Start DATA SECTION

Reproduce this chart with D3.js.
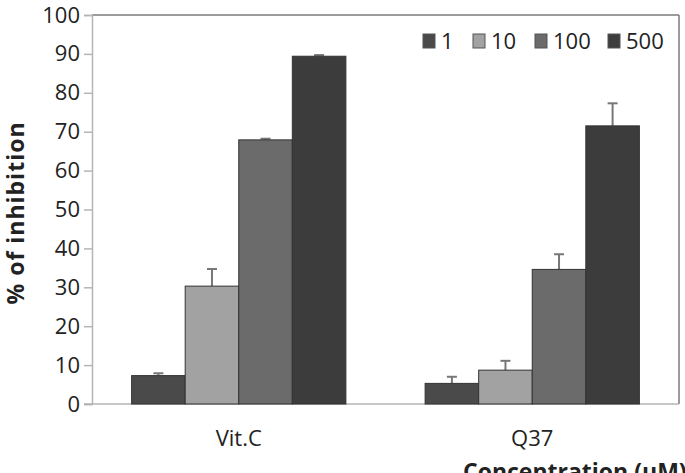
<!DOCTYPE html>
<html>
<head>
<meta charset="utf-8">
<script src="https://cdn.jsdelivr.net/npm/d3@7"></script>
<style>
  body { margin: 0; background: #fff; }
  text { font-family: "Open Sans", sans-serif; fill: #222; }
</style>
</head>
<body>
<div id="chart"></div>
<script>
// data
var groups = ["Vit.C", "Q37"];
var doses = ["1", "10", "100", "500"];
var vitcMeans = [7.3, 30.3, 67.9, 89.4];
var vitcErrs = [0.6, 4.4, 0.3, 0.3];
var q37Means = [5.3, 8.7, 34.6, 71.5];
var q37Errs = [1.7, 2.4, 3.9, 5.8];
var yTicks = [0, 10, 20, 30, 40, 50, 60, 70, 80, 90, 100];
var barColors = ["#4a4a4a", "#a2a2a2", "#6b6b6b", "#3c3c3c"];

var means = [vitcMeans, q37Means];
var errs = [vitcErrs, q37Errs];

var svgWidth = 685;
var svgHeight = 473;
var margin = { top: 15, right: 6, bottom: 69, left: 92 };
var width = svgWidth - margin.left - margin.right;
var height = svgHeight - margin.top - margin.bottom;

var svg = d3.select("#chart")
    .append("svg")
    .attr("width", svgWidth)
    .attr("height", svgHeight);

var g = svg.append("g")
    .attr("transform", `translate(${margin.left}, ${margin.top})`);

var x0 = d3.scaleBand().domain(groups).range([0, width]).paddingInner(0).paddingOuter(0);
var groupW = x0.bandwidth() * 0.73;
var x1 = d3.scaleBand().domain(doses).range([0, groupW]).padding(0);
var y = d3.scaleLinear().domain([0, 100]).range([height, 0]);

// frame: top and right
g.append("line").attr("x1", 0).attr("x2", width).attr("y1", 0).attr("y2", 0)
    .attr("stroke", "#7a7a7a").attr("stroke-width", 1.5);
g.append("line").attr("x1", width).attr("x2", width).attr("y1", 0).attr("y2", height)
    .attr("stroke", "#7a7a7a").attr("stroke-width", 1.5);

// y axis
var yAxis = d3.axisLeft(y).tickValues(yTicks).tickSize(8).tickPadding(4);
var ya = g.append("g").call(yAxis);
ya.select(".domain").attr("stroke", "#b5b5b5").attr("stroke-width", 1.5);
ya.selectAll(".tick line").attr("stroke", "#b5b5b5").attr("stroke-width", 1.5);
ya.selectAll(".tick text").attr("font-size", 22).attr("fill", "#222")
    .attr("font-family", "Open Sans, sans-serif");

// x axis
var xAxis = d3.axisBottom(x0).tickSize(0).tickPadding(26);
var xa = g.append("g").attr("transform", `translate(0, ${height})`).call(xAxis);
xa.select(".domain").remove();
xa.append("line").attr("x1", -8).attr("x2", width).attr("stroke", "#b5b5b5").attr("stroke-width", 1.5);
xa.selectAll(".tick text").attr("font-size", 22).attr("fill", "#222")
    .attr("font-family", "Open Sans, sans-serif");

// bars
groups.forEach(function(grp, gi) {
    var off = x0(grp) + (x0.bandwidth() - groupW) / 2;
    var gg = g.append("g").attr("transform", `translate(${off}, 0)`);
    doses.forEach(function(d, di) {
        var cx = x1(d) + x1.bandwidth() / 2;
        var top = y(means[gi][di] + errs[gi][di]);
        // error bar (upper only)
        gg.append("line").attr("x1", cx).attr("x2", cx)
            .attr("y1", y(means[gi][di])).attr("y2", top)
            .attr("stroke", "#777").attr("stroke-width", 2);
        gg.append("line").attr("x1", cx - 5).attr("x2", cx + 5)
            .attr("y1", top).attr("y2", top)
            .attr("stroke", "#777").attr("stroke-width", 2);
        gg.append("rect")
            .attr("x", x1(d))
            .attr("y", y(means[gi][di]))
            .attr("width", x1.bandwidth())
            .attr("height", height - y(means[gi][di]))
            .attr("fill", barColors[di])
            .attr("stroke", "#333")
            .attr("stroke-width", 1);
    });
});

// legend
var legX = [423, 473, 535, 608];
var leg = svg.append("g");
doses.forEach(function(d, i) {
    leg.append("rect").attr("x", legX[i]).attr("y", 34).attr("width", 12).attr("height", 14)
        .attr("fill", barColors[i]).attr("stroke", "#555").attr("stroke-width", 1);
    leg.append("text").attr("x", legX[i] + 18).attr("y", 49).attr("font-size", 22).text(d);
});

// axis titles
svg.append("text")
    .attr("transform", "rotate(-90)")
    .attr("x", -213)
    .attr("y", 24)
    .attr("text-anchor", "middle")
    .attr("font-size", 23)
    .attr("font-weight", "bold")
    .attr("letter-spacing", 1)
    .text("% of inhibition");

svg.append("text")
    .attr("x", 463)
    .attr("y", 480)
    .attr("font-size", 23)
    .attr("font-weight", "bold")
    .text("Concentration (μM)");
</script>
</body>
</html>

End DATA SECTION

• GIVEN TASK
Repeat the material above in full and exactly, omitting the pictures.

• EXERCISE OUTPUT
Reproduce this chart with D3.js.
<!DOCTYPE html>
<html>
<head>
<meta charset="utf-8">
<script src="https://cdn.jsdelivr.net/npm/d3@7"></script>
<style>
  body { margin: 0; background: #fff; }
  text { font-family: "Open Sans", sans-serif; fill: #222; }
</style>
</head>
<body>
<div id="chart"></div>
<script>
// data
var groups = ["Vit.C", "Q37"];
var doses = ["1", "10", "100", "500"];
var vitcMeans = [7.3, 30.3, 67.9, 89.4];
var vitcErrs = [0.6, 4.4, 0.3, 0.3];
var q37Means = [5.3, 8.7, 34.6, 71.5];
var q37Errs = [1.7, 2.4, 3.9, 5.8];
var yTicks = [0, 10, 20, 30, 40, 50, 60, 70, 80, 90, 100];
var barColors = ["#4a4a4a", "#a2a2a2", "#6b6b6b", "#3c3c3c"];

var means = [vitcMeans, q37Means];
var errs = [vitcErrs, q37Errs];

var svgWidth = 685;
var svgHeight = 473;
var margin = { top: 15, right: 6, bottom: 69, left: 92 };
var width = svgWidth - margin.left - margin.right;
var height = svgHeight - margin.top - margin.bottom;

var svg = d3.select("#chart")
    .append("svg")
    .attr("width", svgWidth)
    .attr("height", svgHeight);

var g = svg.append("g")
    .attr("transform", `translate(${margin.left}, ${margin.top})`);

var x0 = d3.scaleBand().domain(groups).range([0, width]).paddingInner(0).paddingOuter(0);
var groupW = x0.bandwidth() * 0.73;
var x1 = d3.scaleBand().domain(doses).range([0, groupW]).padding(0);
var y = d3.scaleLinear().domain([0, 100]).range([height, 0]);

// frame: top and right
g.append("line").attr("x1", 0).attr("x2", width).attr("y1", 0).attr("y2", 0)
    .attr("stroke", "#7a7a7a").attr("stroke-width", 1.5);
g.append("line").attr("x1", width).attr("x2", width).attr("y1", 0).attr("y2", height)
    .attr("stroke", "#7a7a7a").attr("stroke-width", 1.5);

// y axis
var yAxis = d3.axisLeft(y).tickValues(yTicks).tickSize(8).tickPadding(4);
var ya = g.append("g").call(yAxis);
ya.select(".domain").attr("stroke", "#b5b5b5").attr("stroke-width", 1.5);
ya.selectAll(".tick line").attr("stroke", "#b5b5b5").attr("stroke-width", 1.5);
ya.selectAll(".tick text").attr("font-size", 22).attr("fill", "#222")
    .attr("font-family", "Open Sans, sans-serif");

// x axis
var xAxis = d3.axisBottom(x0).tickSize(0).tickPadding(26);
var xa = g.append("g").attr("transform", `translate(0, ${height})`).call(xAxis);
xa.select(".domain").remove();
xa.append("line").attr("x1", -8).attr("x2", width).attr("stroke", "#b5b5b5").attr("stroke-width", 1.5);
xa.selectAll(".tick text").attr("font-size", 22).attr("fill", "#222")
    .attr("font-family", "Open Sans, sans-serif");

// bars
groups.forEach(function(grp, gi) {
    var off = x0(grp) + (x0.bandwidth() - groupW) / 2;
    var gg = g.append("g").attr("transform", `translate(${off}, 0)`);
    doses.forEach(function(d, di) {
        var cx = x1(d) + x1.bandwidth() / 2;
        var top = y(means[gi][di] + errs[gi][di]);
        // error bar (upper only)
        gg.append("line").attr("x1", cx).attr("x2", cx)
            .attr("y1", y(means[gi][di])).attr("y2", top)
            .attr("stroke", "#777").attr("stroke-width", 2);
        gg.append("line").attr("x1", cx - 5).attr("x2", cx + 5)
            .attr("y1", top).attr("y2", top)
            .attr("stroke", "#777").attr("stroke-width", 2);
        gg.append("rect")
            .attr("x", x1(d))
            .attr("y", y(means[gi][di]))
            .attr("width", x1.bandwidth())
            .attr("height", height - y(means[gi][di]))
            .attr("fill", barColors[di])
            .attr("stroke", "#333")
            .attr("stroke-width", 1);
    });
});

// legend
var legX = [423, 473, 535, 608];
var leg = svg.append("g");
doses.forEach(function(d, i) {
    leg.append("rect").attr("x", legX[i]).attr("y", 34).attr("width", 12).attr("height", 14)
        .attr("fill", barColors[i]).attr("stroke", "#555").attr("stroke-width", 1);
    leg.append("text").attr("x", legX[i] + 18).attr("y", 49).attr("font-size", 22).text(d);
});

// axis titles
svg.append("text")
    .attr("transform", "rotate(-90)")
    .attr("x", -213)
    .attr("y", 24)
    .attr("text-anchor", "middle")
    .attr("font-size", 23)
    .attr("font-weight", "bold")
    .attr("letter-spacing", 1)
    .text("% of inhibition");

svg.append("text")
    .attr("x", 463)
    .attr("y", 480)
    .attr("font-size", 23)
    .attr("font-weight", "bold")
    .text("Concentration (μM)");
</script>
</body>
</html>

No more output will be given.